Entries with chart source code
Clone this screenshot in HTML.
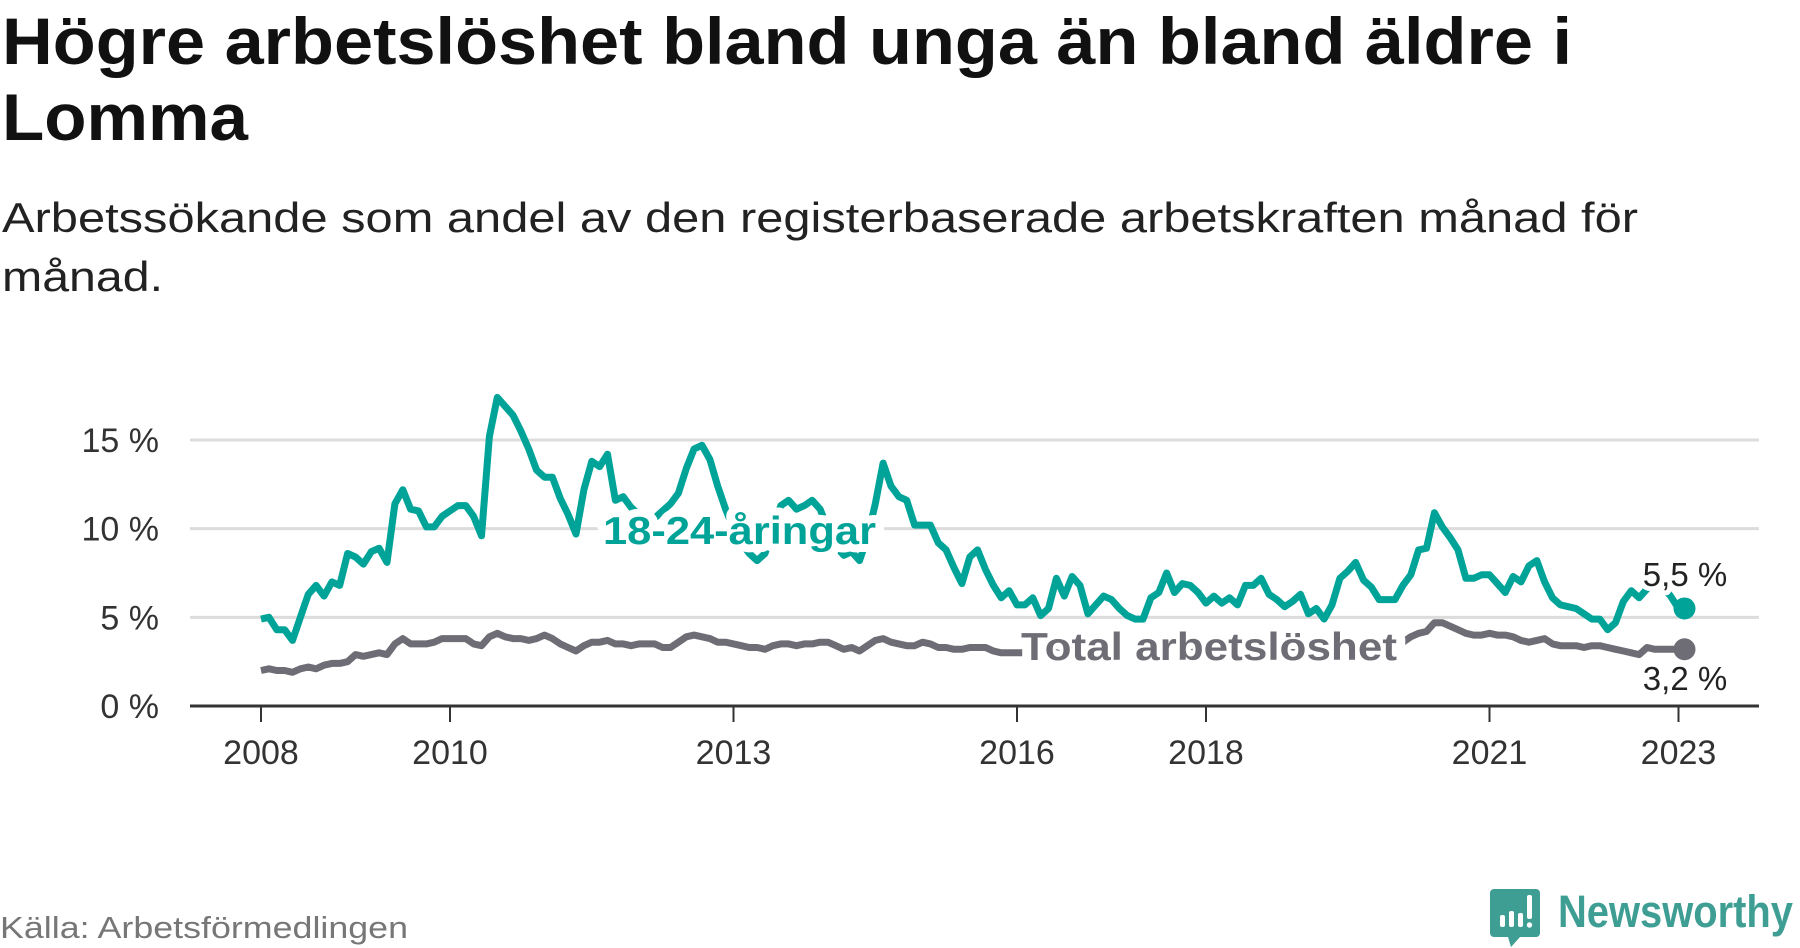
<!DOCTYPE html>
<html><head><meta charset="utf-8"><style>
html,body{margin:0;padding:0;background:#fff;}
svg{display:block;font-family:"Liberation Sans","DejaVu Sans",sans-serif;}
</style></head><body>
<svg id="chart" width="1800" height="948" viewBox="0 0 1800 948" xmlns="http://www.w3.org/2000/svg">
<text x="2" y="64" font-size="66" font-weight="bold" fill="#111" textLength="1570" lengthAdjust="spacingAndGlyphs">Högre arbetslöshet bland unga än bland äldre i</text>
<text x="2" y="140" font-size="66" font-weight="bold" fill="#111" textLength="246" lengthAdjust="spacingAndGlyphs">Lomma</text>
<text x="2" y="232" font-size="42" fill="#222" textLength="1636" lengthAdjust="spacingAndGlyphs">Arbetssökande som andel av den registerbaserade arbetskraften månad för</text>
<text x="2" y="291" font-size="42" fill="#222" textLength="161" lengthAdjust="spacingAndGlyphs">månad.</text>
<g id="grid"></g>
<g id="yticks"></g>
<g id="xticks"></g>
<g id="series"></g>
<text x="0" y="938" font-size="31" fill="#777" textLength="408" lengthAdjust="spacingAndGlyphs">Källa: Arbetsförmedlingen</text>
<g>
<path d="M1494 889 h42 a4 4 0 0 1 4 4 v40 a4 4 0 0 1 -4 4 h-16 l-9 10 l-3 -10 h-14 a4 4 0 0 1 -4 -4 v-40 a4 4 0 0 1 4 -4z" fill="#3f9e93"/>
<rect x="1500" y="915" width="5" height="12" rx="2" fill="#fff"/>
<rect x="1509" y="911" width="5" height="16" rx="2" fill="#fff"/>
<rect x="1518" y="913" width="5" height="14" rx="2" fill="#fff"/>
<rect x="1527" y="895" width="5" height="24" rx="2" fill="#fff"/>
<circle cx="1529.5" cy="925" r="2.7" fill="#fff"/>
<text x="1558" y="927" font-size="45" font-weight="bold" fill="#3f9e93" textLength="235" lengthAdjust="spacingAndGlyphs">Newsworthy</text>
</g>
</svg>
<script>
const youth = [
4.9,5.0,4.3,4.3,3.7,5.0,6.3,6.8,6.2,7.0,6.8,8.6,
8.4,8.0,8.7,8.9,8.1,11.4,12.2,11.1,11.0,10.1,10.1,10.7,
11.0,11.3,11.3,10.7,9.6,15.2,17.4,16.9,16.4,15.5,14.5,13.3,
12.9,12.9,11.7,10.8,9.7,12.2,13.8,13.5,14.2,11.6,11.8,11.2,
10.8,10.5,10.6,11.0,11.4,12.0,13.4,14.5,14.7,13.9,12.4,11.1,
10.0,9.2,8.6,8.2,8.6,10.0,11.3,11.6,11.1,11.3,11.6,11.1,
10.0,9.0,8.5,8.7,8.2,9.5,11.4,13.7,12.4,11.8,11.6,10.2,
10.2,10.2,9.2,8.8,7.8,6.9,8.4,8.8,7.7,6.8,6.1,6.5,
5.7,5.7,6.1,5.1,5.5,7.2,6.2,7.3,6.8,5.2,5.7,6.2,
6.0,5.5,5.1,4.9,4.9,6.1,6.4,7.5,6.4,6.9,6.8,6.4,
5.8,6.2,5.8,6.1,5.7,6.8,6.8,7.2,6.3,6.0,5.6,5.9,
6.3,5.2,5.5,4.9,5.7,7.2,7.6,8.1,7.1,6.7,6.0,6.0,
6.0,6.8,7.4,8.8,8.9,10.9,10.1,9.5,8.8,7.2,7.2,7.4,
7.4,6.9,6.4,7.3,7.0,7.9,8.2,7.0,6.1,5.7,5.6,5.5,
5.2,4.9,4.9,4.3,4.7,5.9,6.5,6.1,6.6,6.9,6.7,6.2,
5.5];
const total = [
2.0,2.1,2.0,2.0,1.9,2.1,2.2,2.1,2.3,2.4,2.4,2.5,
2.9,2.8,2.9,3.0,2.9,3.5,3.8,3.5,3.5,3.5,3.6,3.8,
3.8,3.8,3.8,3.5,3.4,3.9,4.1,3.9,3.8,3.8,3.7,3.8,
4.0,3.8,3.5,3.3,3.1,3.4,3.6,3.6,3.7,3.5,3.5,3.4,
3.5,3.5,3.5,3.3,3.3,3.6,3.9,4.0,3.9,3.8,3.6,3.6,
3.5,3.4,3.3,3.3,3.2,3.4,3.5,3.5,3.4,3.5,3.5,3.6,
3.6,3.4,3.2,3.3,3.1,3.4,3.7,3.8,3.6,3.5,3.4,3.4,
3.6,3.5,3.3,3.3,3.2,3.2,3.3,3.3,3.3,3.1,3.0,3.0,
3.0,3.0,2.9,3.0,3.1,3.0,2.9,3.0,3.0,3.1,3.0,3.0,
3.0,2.9,2.9,3.0,3.0,2.9,2.9,3.0,3.0,3.0,3.1,3.0,
3.0,3.0,3.0,3.0,3.1,3.0,3.0,3.1,3.1,3.1,3.1,3.1,
3.2,3.2,3.2,3.2,3.3,3.3,3.3,3.3,3.4,3.4,3.4,3.5,
3.5,3.6,3.9,4.1,4.2,4.7,4.7,4.5,4.3,4.1,4.0,4.0,
4.1,4.0,4.0,3.9,3.7,3.6,3.7,3.8,3.5,3.4,3.4,3.4,
3.3,3.4,3.4,3.3,3.2,3.1,3.0,2.9,3.3,3.2,3.2,3.2,
3.2];
const startYear = 2008;
const yTicks = [0,5,10,15];
const yTickLabels = ["0 %","5 %","10 %","15 %"];
const xTickYears = [2008,2010,2013,2016,2018,2021,2023];
const seriesNames = ["18-24-åringar","Total arbetslöshet"];

const NS="http://www.w3.org/2000/svg";
const X0=190,X1=1759;
function xOf(year){return 261+(year-2008)*94.5;}
function yOf(v){return 706-v*(706-440)/15;}
function mk(tag,attrs,parent){const e=document.createElementNS(NS,tag);for(const k in attrs)e.setAttribute(k,attrs[k]);parent.appendChild(e);return e;}
const grid=document.getElementById('grid'),yt=document.getElementById('yticks'),xt=document.getElementById('xticks'),ser=document.getElementById('series');
yTicks.forEach((v,i)=>{
  if(v>0){const l=mk('line',{x1:X0,x2:X1,y1:yOf(v),y2:yOf(v),stroke:'#dcdcdc','stroke-width':3},grid);
  
  }
  const t=mk('text',{x:159,y:yOf(v)+12,'font-size':34,fill:'#333','text-anchor':'end'},yt);
  t.textContent=yTickLabels[i];
  
  
});
const ax=mk('line',{x1:X0,x2:X1,y1:yOf(0),y2:yOf(0),stroke:'#333','stroke-width':3},xt);


xTickYears.forEach(y=>{
  const tk=mk('line',{x1:xOf(y),x2:xOf(y),y1:yOf(0),y2:yOf(0)+16,stroke:'#333','stroke-width':2},xt);
  
  
  const t=mk('text',{x:xOf(y),y:764,'font-size':34,fill:'#333','text-anchor':'middle'},xt);
  t.textContent=String(y);
  
  
});
function pathFor(arr){return arr.map((v,i)=>(i?'L':'M')+xOf(startYear+i/12).toFixed(1)+' '+yOf(v).toFixed(1)).join(' ');}
const pT=mk('path',{d:pathFor(total),fill:'none',stroke:'#6e6d75','stroke-width':7,'stroke-linejoin':'round'},ser);


const pY=mk('path',{d:pathFor(youth),fill:'none',stroke:'#00a398','stroke-width':7,'stroke-linejoin':'round'},ser);


const lastI=youth.length-1, lx=xOf(startYear+lastI/12)+6;
const dY=mk('circle',{cx:lx,cy:yOf(youth[lastI]),r:11,fill:'#00a398'},ser);


const dT=mk('circle',{cx:lx,cy:yOf(total[total.length-1]),r:11,fill:'#6e6d75'},ser);


const halo={stroke:'#fff','stroke-width':16,'paint-order':'stroke','stroke-linejoin':'round'};
const l1=mk('text',Object.assign({x:603,y:544,'font-size':39,'font-weight':'bold',fill:'#00a398',textLength:273,lengthAdjust:'spacingAndGlyphs'},halo),ser);
l1.textContent=seriesNames[0];


const l2=mk('text',Object.assign({x:1021,y:660,'font-size':39,'font-weight':'bold',fill:'#6e6d75',textLength:376,lengthAdjust:'spacingAndGlyphs'},halo),ser);
l2.textContent=seriesNames[1];


const halo2={stroke:'#fff','stroke-width':10,'paint-order':'stroke','stroke-linejoin':'round'};
const v1=mk('text',Object.assign({x:1685,y:586,'font-size':33,fill:'#222','text-anchor':'middle'},halo2),ser);
v1.textContent=youth[lastI].toFixed(1).replace('.',',')+' %';


const v2=mk('text',Object.assign({x:1685,y:690,'font-size':33,fill:'#222','text-anchor':'middle'},halo2),ser);
v2.textContent=total[total.length-1].toFixed(1).replace('.',',')+' %';


</script>
</body></html>
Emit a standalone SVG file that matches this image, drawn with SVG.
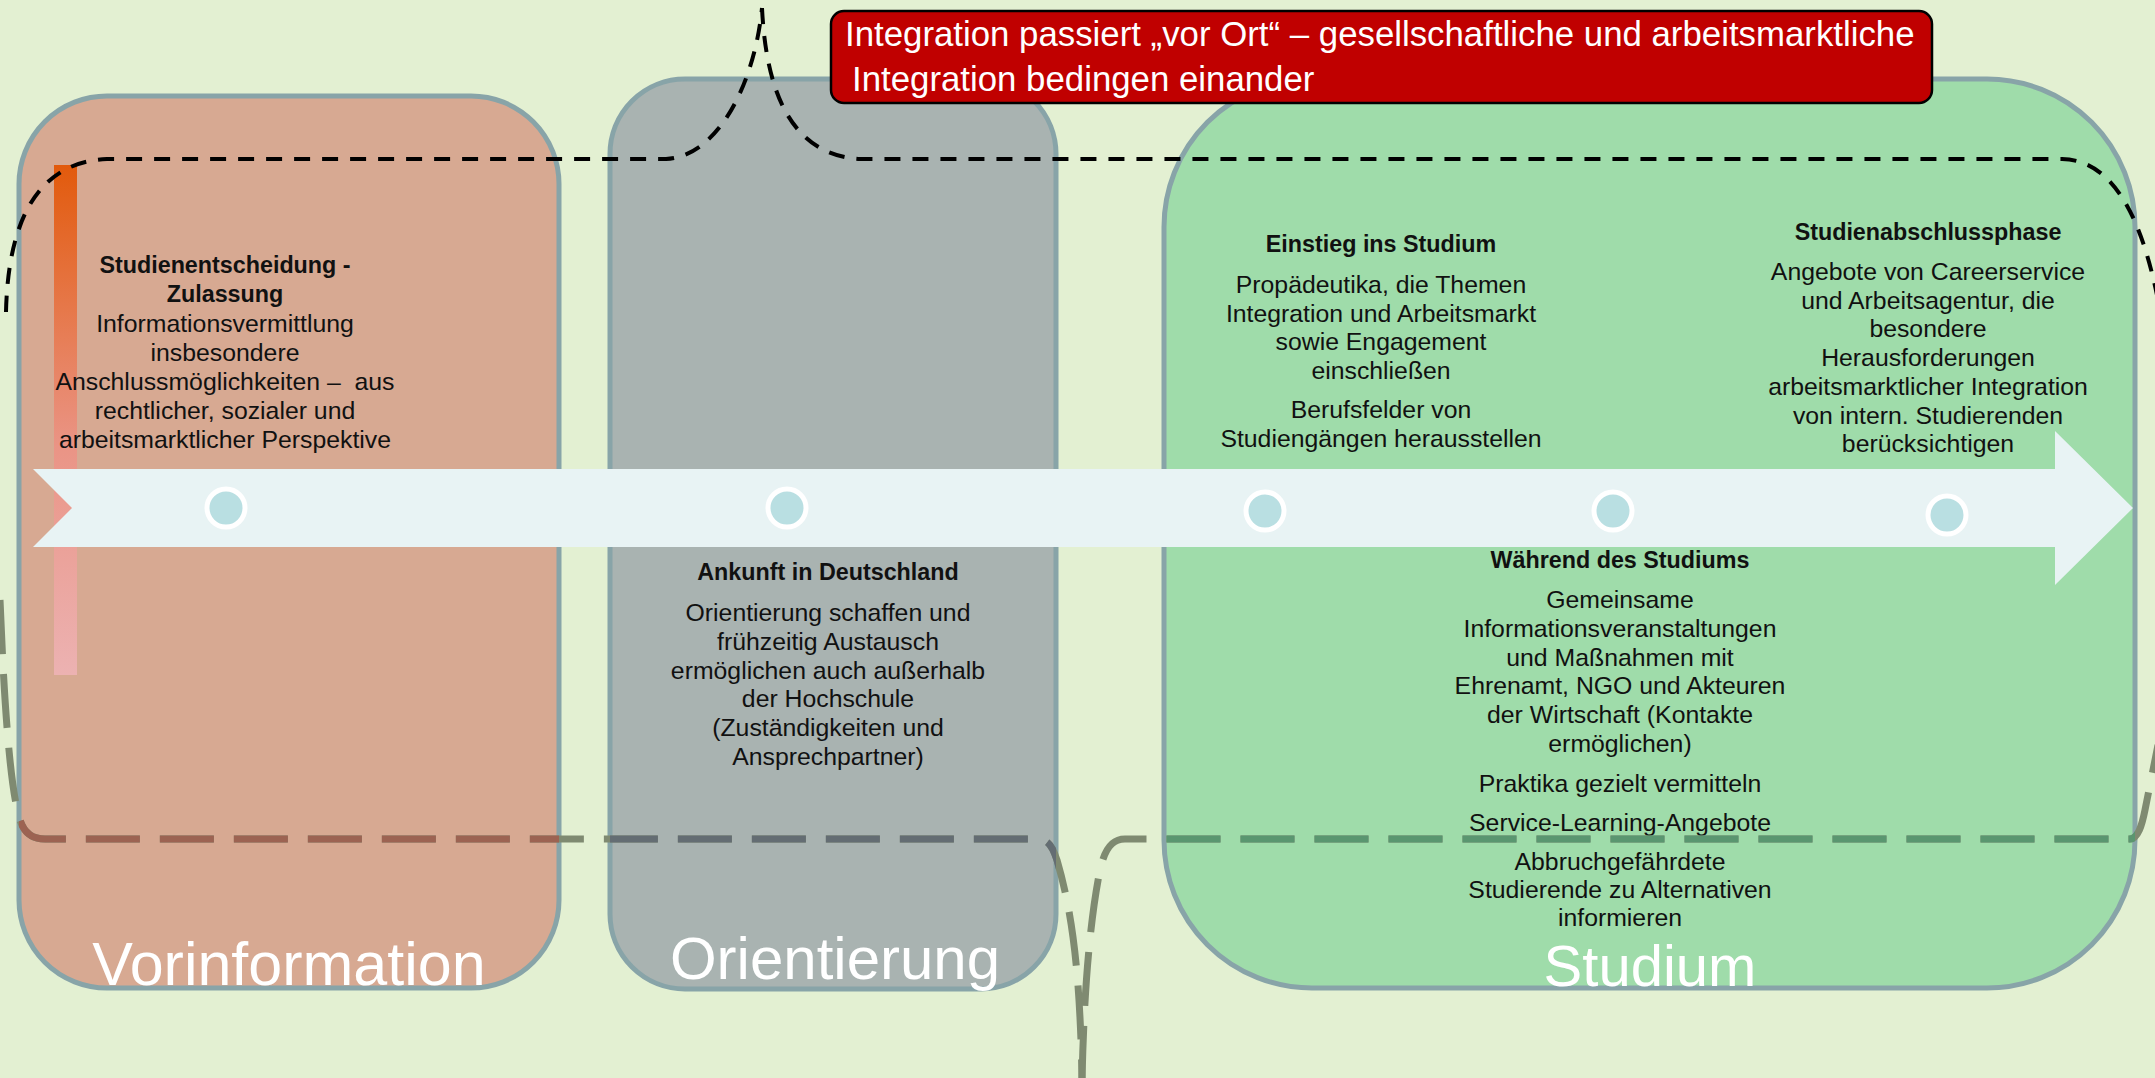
<svg xmlns="http://www.w3.org/2000/svg" width="2155" height="1078" viewBox="0 0 2155 1078">
<defs>
<style>
.box{stroke:#88a4a8;stroke-width:5}
.t{font-family:"Liberation Sans",Arial,sans-serif;font-size:24.8px;fill:#111;text-anchor:middle}
.h{font-family:"Liberation Sans",Arial,sans-serif;font-size:23.3px;font-weight:bold;fill:#111;text-anchor:middle}
.big{font-family:"Liberation Sans",Arial,sans-serif;font-size:60px;fill:#fff;text-anchor:middle}
.title{font-family:"Liberation Sans",Arial,sans-serif;font-size:34.8px;fill:#fff}
.dot{fill:#b9dfe2;stroke:#fff;stroke-width:5}
.blk{fill:none;stroke:#000;stroke-width:4;stroke-dasharray:16 12}
.gry{fill:none;stroke-width:7;stroke-dasharray:54 20}
</style>
<linearGradient id="barGrad" x1="0" y1="0" x2="0" y2="1">
<stop offset="0" stop-color="#e25a0c"/>
<stop offset="0.55" stop-color="#ea9485"/>
<stop offset="1" stop-color="#ecb2b2"/>
</linearGradient>
<clipPath id="cVor"><rect x="19" y="96" width="540" height="892" rx="88"/></clipPath>
<clipPath id="cOri"><rect x="610" y="79" width="446" height="910" rx="75"/></clipPath>
<clipPath id="cStu"><rect x="1164" y="79" width="971" height="909" rx="148"/></clipPath>
<path id="dashA" d="M 0 600 C 4 700, 10 790, 20 820 Q 26 839 45 839 L 1035 839 C 1048 839, 1052 845, 1057 860 C 1070 905, 1080 960, 1082 1080"/>
<path id="dashB" d="M 1082 1080 C 1084 990, 1090 920, 1100 870 C 1105 848, 1112 839, 1125 839 L 2130 839 C 2138 839, 2142 825, 2145 810 L 2158 745"/>
</defs>
<rect x="0" y="0" width="2155" height="1078" fill="#e3f0d2"/>

<g id="node-vorinformation">
<rect class="box" x="19" y="96" width="540" height="892" rx="88" fill="#d7a992"/>
<rect x="54" y="165" width="23" height="510" fill="url(#barGrad)"/>
<text class="h"><tspan x="225" y="273">Studienentscheidung -</tspan><tspan x="225" y="302">Zulassung</tspan></text>
<text class="t" xml:space="preserve"><tspan x="225" y="332">Informationsvermittlung</tspan><tspan x="225" y="361">insbesondere</tspan><tspan x="225" y="390">Anschlussmöglichkeiten –  aus</tspan><tspan x="225" y="419">rechtlicher, sozialer und</tspan><tspan x="225" y="448">arbeitsmarktlicher Perspektive</tspan></text>
<text class="big" x="289" y="985" style="font-size:61px">Vorinformation</text>
</g>

<g id="node-orientierung">
<rect class="box" x="610" y="79" width="446" height="910" rx="75" fill="#a9b3b1"/>
<text class="h" x="828" y="580">Ankunft in Deutschland</text>
<text class="t"><tspan x="828" y="621">Orientierung schaffen und</tspan><tspan x="828" y="650">frühzeitig Austausch</tspan><tspan x="828" y="679">ermöglichen auch außerhalb</tspan><tspan x="828" y="707">der Hochschule</tspan><tspan x="828" y="736">(Zuständigkeiten und</tspan><tspan x="828" y="765">Ansprechpartner)</tspan></text>
<text class="big" x="835" y="979">Orientierung</text>
</g>

<g id="node-studium">
<rect class="box" x="1164" y="79" width="971" height="909" rx="148" fill="#9fdcaa"/>
<text class="h" x="1381" y="252">Einstieg ins Studium</text>
<text class="t"><tspan x="1381" y="293">Propädeutika, die Themen</tspan><tspan x="1381" y="321.5">Integration und Arbeitsmarkt</tspan><tspan x="1381" y="350">sowie Engagement</tspan><tspan x="1381" y="378.5">einschließen</tspan><tspan x="1381" y="418">Berufsfelder von</tspan><tspan x="1381" y="446.5">Studiengängen herausstellen</tspan></text>
<text class="h" x="1928" y="240">Studienabschlussphase</text>
<text class="t"><tspan x="1928" y="280">Angebote von Careerservice</tspan><tspan x="1928" y="308.7">und Arbeitsagentur, die</tspan><tspan x="1928" y="337.4">besondere</tspan><tspan x="1928" y="366">Herausforderungen</tspan><tspan x="1928" y="395">arbeitsmarktlicher Integration</tspan><tspan x="1928" y="423.5">von intern. Studierenden</tspan><tspan x="1928" y="452">berücksichtigen</tspan></text>
<text class="h" x="1620" y="568">Während des Studiums</text>
<text class="t"><tspan x="1620" y="608">Gemeinsame</tspan><tspan x="1620" y="637">Informationsveranstaltungen</tspan><tspan x="1620" y="665.5">und Maßnahmen mit</tspan><tspan x="1620" y="694">Ehrenamt, NGO und Akteuren</tspan><tspan x="1620" y="723">der Wirtschaft (Kontakte</tspan><tspan x="1620" y="751.5">ermöglichen)</tspan><tspan x="1620" y="792">Praktika gezielt vermitteln</tspan><tspan x="1620" y="831">Service-Learning-Angebote</tspan><tspan x="1620" y="870">Abbruchgefährdete</tspan><tspan x="1620" y="898">Studierende zu Alternativen</tspan><tspan x="1620" y="926">informieren</tspan></text>
<text class="big" x="1650" y="986" style="font-size:58px">Studium</text>
</g>

<g id="timeline">
<polygon points="33,469 2055,469 2055,431 2133,508 2055,585 2055,547 33,547 72,508" fill="#e8f3f4"/>
<circle class="dot" cx="226" cy="508" r="19"/>
<circle class="dot" cx="787" cy="508" r="19"/>
<circle class="dot" cx="1265" cy="511" r="19"/>
<circle class="dot" cx="1613" cy="511" r="19"/>
<circle class="dot" cx="1947" cy="515" r="19"/>
</g>

<g id="connectors">
<use href="#dashA" class="gry" stroke="#7f8a71"/>
<use href="#dashA" class="gry" stroke="#9c6352" clip-path="url(#cVor)"/>
<use href="#dashA" class="gry" stroke="#646d73" clip-path="url(#cOri)"/>
<use href="#dashB" class="gry" stroke="#7f8a71"/>
<use href="#dashB" class="gry" stroke="#5a9670" clip-path="url(#cStu)"/>
<path class="blk" d="M 6 312 C 8 225, 35 162, 107 159 L 666 159 C 720 156, 755 80, 762 8"/>
<path class="blk" d="M 762 8 C 766 90, 790 155, 860 159 L 2062 159 C 2110 160, 2140 210, 2158 300"/>
</g>

<g id="node-title">
<rect x="831" y="11" width="1101" height="92" rx="13" fill="#c00000" stroke="#000" stroke-width="2.5"/>
<text class="title"><tspan x="845" y="46">Integration passiert „vor Ort“ – gesellschaftliche und arbeitsmarktliche</tspan><tspan x="852" y="91">Integration bedingen einander</tspan></text>
</g>
</svg>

- **Work required**
Find the lines with the string "this" and reproduce them.

- **Solution to the exercise**
Clone this screenshot in HTML.
Emit a standalone SVG file that matches this image, drawn with SVG.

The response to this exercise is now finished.